DIRECTION: Exact reproduction of the data is required, with images excluded.

==================================================

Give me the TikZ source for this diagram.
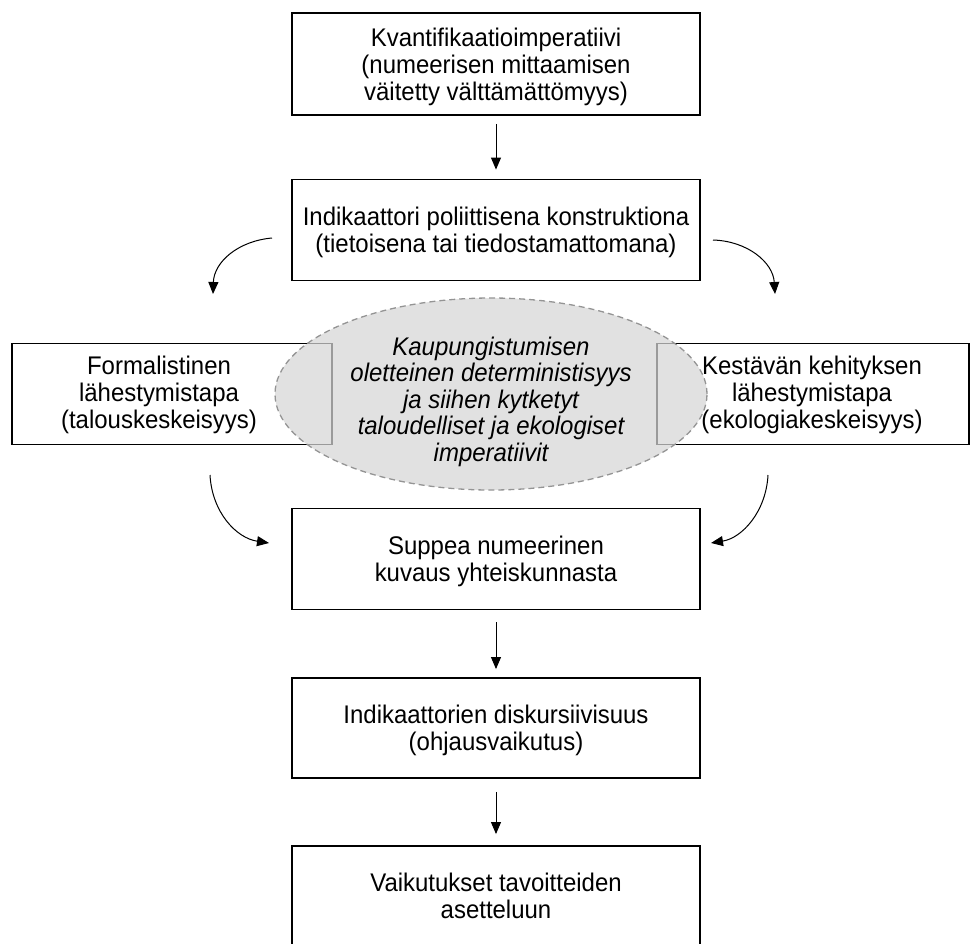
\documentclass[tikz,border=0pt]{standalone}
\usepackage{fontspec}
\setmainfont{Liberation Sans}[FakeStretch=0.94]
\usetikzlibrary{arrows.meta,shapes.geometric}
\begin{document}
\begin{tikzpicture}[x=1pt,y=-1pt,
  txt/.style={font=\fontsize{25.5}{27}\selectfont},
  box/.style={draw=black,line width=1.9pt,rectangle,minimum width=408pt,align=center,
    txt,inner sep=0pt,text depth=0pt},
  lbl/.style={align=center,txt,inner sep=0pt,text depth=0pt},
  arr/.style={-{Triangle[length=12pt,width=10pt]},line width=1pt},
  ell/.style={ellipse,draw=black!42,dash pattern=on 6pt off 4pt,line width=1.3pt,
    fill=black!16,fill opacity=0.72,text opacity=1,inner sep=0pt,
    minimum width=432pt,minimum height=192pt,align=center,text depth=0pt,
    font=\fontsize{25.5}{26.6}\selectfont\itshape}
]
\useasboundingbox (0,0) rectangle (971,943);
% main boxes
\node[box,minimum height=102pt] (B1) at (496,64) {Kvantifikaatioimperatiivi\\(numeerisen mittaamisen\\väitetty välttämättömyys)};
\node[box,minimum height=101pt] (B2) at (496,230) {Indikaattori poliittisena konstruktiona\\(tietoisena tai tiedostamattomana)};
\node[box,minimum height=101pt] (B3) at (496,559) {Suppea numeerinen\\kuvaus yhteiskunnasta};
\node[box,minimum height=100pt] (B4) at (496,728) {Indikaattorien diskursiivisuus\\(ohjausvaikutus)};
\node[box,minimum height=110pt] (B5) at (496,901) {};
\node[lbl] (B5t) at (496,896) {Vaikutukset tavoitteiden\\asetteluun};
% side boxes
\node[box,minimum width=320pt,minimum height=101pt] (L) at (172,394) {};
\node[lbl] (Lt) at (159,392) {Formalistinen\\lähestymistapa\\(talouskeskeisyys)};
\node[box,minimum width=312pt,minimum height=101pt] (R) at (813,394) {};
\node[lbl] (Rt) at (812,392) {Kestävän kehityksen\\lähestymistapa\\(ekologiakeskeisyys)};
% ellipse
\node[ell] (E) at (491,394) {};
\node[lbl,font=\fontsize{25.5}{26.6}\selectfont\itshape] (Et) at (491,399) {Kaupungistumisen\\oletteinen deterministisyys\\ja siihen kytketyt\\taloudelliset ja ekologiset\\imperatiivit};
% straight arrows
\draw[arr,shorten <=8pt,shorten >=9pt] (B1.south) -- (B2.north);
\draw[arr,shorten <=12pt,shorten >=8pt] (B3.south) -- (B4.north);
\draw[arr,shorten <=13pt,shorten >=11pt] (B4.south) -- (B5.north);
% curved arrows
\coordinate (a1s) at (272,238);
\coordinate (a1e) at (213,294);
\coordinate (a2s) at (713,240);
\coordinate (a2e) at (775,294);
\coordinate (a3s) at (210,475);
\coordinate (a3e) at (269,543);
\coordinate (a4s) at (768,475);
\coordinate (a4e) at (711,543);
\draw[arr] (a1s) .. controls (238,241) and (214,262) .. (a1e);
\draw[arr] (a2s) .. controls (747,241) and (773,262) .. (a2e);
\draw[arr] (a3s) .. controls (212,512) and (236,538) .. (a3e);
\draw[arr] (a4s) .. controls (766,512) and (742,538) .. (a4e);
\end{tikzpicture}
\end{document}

==================================================

THE RESPONSE:
Give me the TikZ source for this diagram.
\documentclass[tikz,border=0pt]{standalone}
\usepackage{fontspec}
\setmainfont{Liberation Sans}[FakeStretch=0.94]
\usetikzlibrary{arrows.meta,shapes.geometric}
\begin{document}
\begin{tikzpicture}[x=1pt,y=-1pt,
  txt/.style={font=\fontsize{25.5}{27}\selectfont},
  box/.style={draw=black,line width=1.9pt,rectangle,minimum width=408pt,align=center,
    txt,inner sep=0pt,text depth=0pt},
  lbl/.style={align=center,txt,inner sep=0pt,text depth=0pt},
  arr/.style={-{Triangle[length=12pt,width=10pt]},line width=1pt},
  ell/.style={ellipse,draw=black!42,dash pattern=on 6pt off 4pt,line width=1.3pt,
    fill=black!16,fill opacity=0.72,text opacity=1,inner sep=0pt,
    minimum width=432pt,minimum height=192pt,align=center,text depth=0pt,
    font=\fontsize{25.5}{26.6}\selectfont\itshape}
]
\useasboundingbox (0,0) rectangle (971,943);
% main boxes
\node[box,minimum height=102pt] (B1) at (496,64) {Kvantifikaatioimperatiivi\\(numeerisen mittaamisen\\väitetty välttämättömyys)};
\node[box,minimum height=101pt] (B2) at (496,230) {Indikaattori poliittisena konstruktiona\\(tietoisena tai tiedostamattomana)};
\node[box,minimum height=101pt] (B3) at (496,559) {Suppea numeerinen\\kuvaus yhteiskunnasta};
\node[box,minimum height=100pt] (B4) at (496,728) {Indikaattorien diskursiivisuus\\(ohjausvaikutus)};
\node[box,minimum height=110pt] (B5) at (496,901) {};
\node[lbl] (B5t) at (496,896) {Vaikutukset tavoitteiden\\asetteluun};
% side boxes
\node[box,minimum width=320pt,minimum height=101pt] (L) at (172,394) {};
\node[lbl] (Lt) at (159,392) {Formalistinen\\lähestymistapa\\(talouskeskeisyys)};
\node[box,minimum width=312pt,minimum height=101pt] (R) at (813,394) {};
\node[lbl] (Rt) at (812,392) {Kestävän kehityksen\\lähestymistapa\\(ekologiakeskeisyys)};
% ellipse
\node[ell] (E) at (491,394) {};
\node[lbl,font=\fontsize{25.5}{26.6}\selectfont\itshape] (Et) at (491,399) {Kaupungistumisen\\oletteinen deterministisyys\\ja siihen kytketyt\\taloudelliset ja ekologiset\\imperatiivit};
% straight arrows
\draw[arr,shorten <=8pt,shorten >=9pt] (B1.south) -- (B2.north);
\draw[arr,shorten <=12pt,shorten >=8pt] (B3.south) -- (B4.north);
\draw[arr,shorten <=13pt,shorten >=11pt] (B4.south) -- (B5.north);
% curved arrows
\coordinate (a1s) at (272,238);
\coordinate (a1e) at (213,294);
\coordinate (a2s) at (713,240);
\coordinate (a2e) at (775,294);
\coordinate (a3s) at (210,475);
\coordinate (a3e) at (269,543);
\coordinate (a4s) at (768,475);
\coordinate (a4e) at (711,543);
\draw[arr] (a1s) .. controls (238,241) and (214,262) .. (a1e);
\draw[arr] (a2s) .. controls (747,241) and (773,262) .. (a2e);
\draw[arr] (a3s) .. controls (212,512) and (236,538) .. (a3e);
\draw[arr] (a4s) .. controls (766,512) and (742,538) .. (a4e);
\end{tikzpicture}
\end{document}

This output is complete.